Pub chain Pernickety is offered for sale as receivers take charge
Cheshire-based pub chain Pernickety has gone into receivership.
Receivers at PricewaterhouseCoopers are looking for bidders for the chain, which it believes it will be able to sell as a going concern.
Pernickety's 10 pubs, which traded under the name Pernickety Inns, are in Cheshire, Staffordshire, Nottingham and Worcestershire. The chain had a turnover of about £4m and employed 250 people. There have been just two redundancies.
A spokesman for the receivers said Pernickety was suffering cash-flow problems. It had spent more than £2m in capital investment over the past 18 months.

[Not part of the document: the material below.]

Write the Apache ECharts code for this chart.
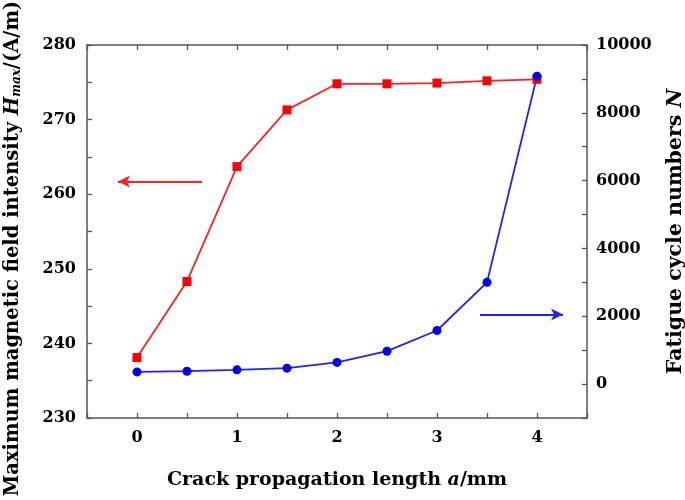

The company went into receivership on 14 July. Since then the pubs have been run by Albion Contracts, an interim specialist management company appointed by the receivers.
Pernickety was owned by a few investors with venture capital backing. Its chairman was Bob Holroyd, who was formerly a partner in the food logistics company, Holroyd Meek. Managing director and major shareholder Tim Doubleday was an accountant who had relatively little hands-on experience of the industry.

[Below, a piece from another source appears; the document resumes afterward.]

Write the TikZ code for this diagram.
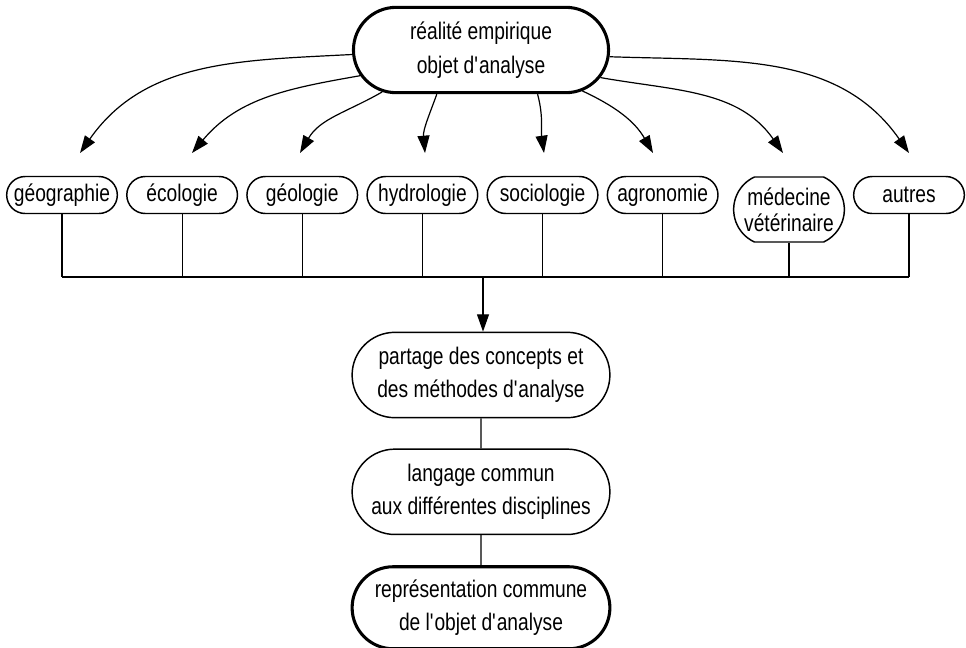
\documentclass[tikz,border=0pt]{standalone}
\usepackage{fontspec}
\setmainfont{Liberation Sans}[FakeStretch=0.8]
\usetikzlibrary{shapes.misc}
\usetikzlibrary{arrows.meta}
\usetikzlibrary{positioning}

\begin{document}
\begin{tikzpicture}[
  x=0.75pt, y=0.75pt,
  every node/.style={font=\fontsize{18}{25}\selectfont, align=center},
  disc/.style={rounded rectangle, draw, line width=1.1pt, minimum width=85pt,
    minimum height=27.75pt, inner sep=1pt},
  bigbox/.style={rounded rectangle, draw, line width=1.1pt, minimum width=200pt,
    minimum height=64pt},
  heavy/.style={line width=2.3pt},
  link/.style={line width=0.9pt},
  tip/.style={link, -{Triangle[length=13pt,width=9pt]}}
]
\useasboundingbox (0,0) rectangle (966,-647);

% source
\node[bigbox, heavy, minimum width=198pt] (reel) at (481,-50)
  {réalité empirique\\objet d\textquotesingle analyse};

% disciplines
\node[disc] (geo) at (62,-195) {géographie};
\node[disc, right=6pt of geo] (eco) {écologie};
\node[disc, right=6pt of eco] (geol) {géologie};
\node[disc, right=6pt of geol] (hydro) {hydrologie};
\node[disc, right=6pt of hydro] (socio) {sociologie};
\node[disc, right=6pt of socio] (agro) {agronomie};
\node[disc, minimum height=48.75pt, rounded rectangle arc length=130,
  font=\fontsize{18}{19.5}\selectfont] (med) at (789,-209.5) {médecine\\vétérinaire};
\node[disc] (aut) at (909,-195) {autres};

% arrow ends
\coordinate (t1) at (80,-153);
\coordinate (t2) at (192,-153);
\coordinate (t3) at (300,-153);
\coordinate (t4) at (425,-153);
\coordinate (t5) at (544,-153);
\coordinate (t6) at (653,-153);
\coordinate (t7) at (783,-153);
\coordinate (t8) at (909,-153);

\draw[tip] (reel.182) to[out=183, in=55] (t1);
\draw[tip] (reel.192) to[out=190, in=50] (t2);
\draw[tip] (reel.203) to[out=210, in=60] (t3);
\draw[tip] (reel.225) to[out=250, in=95] (t4);
\draw[tip] (reel.322) to[out=285, in=98] (t5);
\draw[tip] (reel.338) to[out=335, in=120] (t6);
\draw[tip] (reel.347) to[out=350, in=125] (t7);
\draw[tip] (reel.357) to[out=358, in=125] (t8);

% collecting bar
\coordinate (bar) at (483,-277);
\draw[link] (geo.south |- bar) -- (aut.south |- bar);
\foreach \n in {geo,eco,geol,hydro,socio,agro,med,aut}
  \draw[link] (\n.south) -- (\n.south |- bar);

% common ground
\node[bigbox] (partage) at (481,-375)
  {partage des concepts et\\des méthodes d\textquotesingle analyse};
\node[bigbox, below=22.5pt of partage] (langage)
  {langage commun\\aux différentes disciplines};
\node[bigbox, heavy, minimum height=61.5pt, below=22.5pt of langage] (repr)
  {représentation commune\\de l\textquotesingle objet d\textquotesingle analyse};

\draw[tip] (bar) -- (bar |- partage.north);
\draw[link] (partage) -- (langage);
\draw[link] (langage) -- (repr);
\end{tikzpicture}
\end{document}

The pubs opened two years ago. Pernickety had predicted an annual turnover of £6m.
Pernickety's philosophy involved high service levels, customers keeping their table for the night, and fresh food - much of it cooked on the premises.
"We're a pub group and proud of it, but we're in the business of offering something more in food than frozen steak pie and frozen chips," said Doubleday.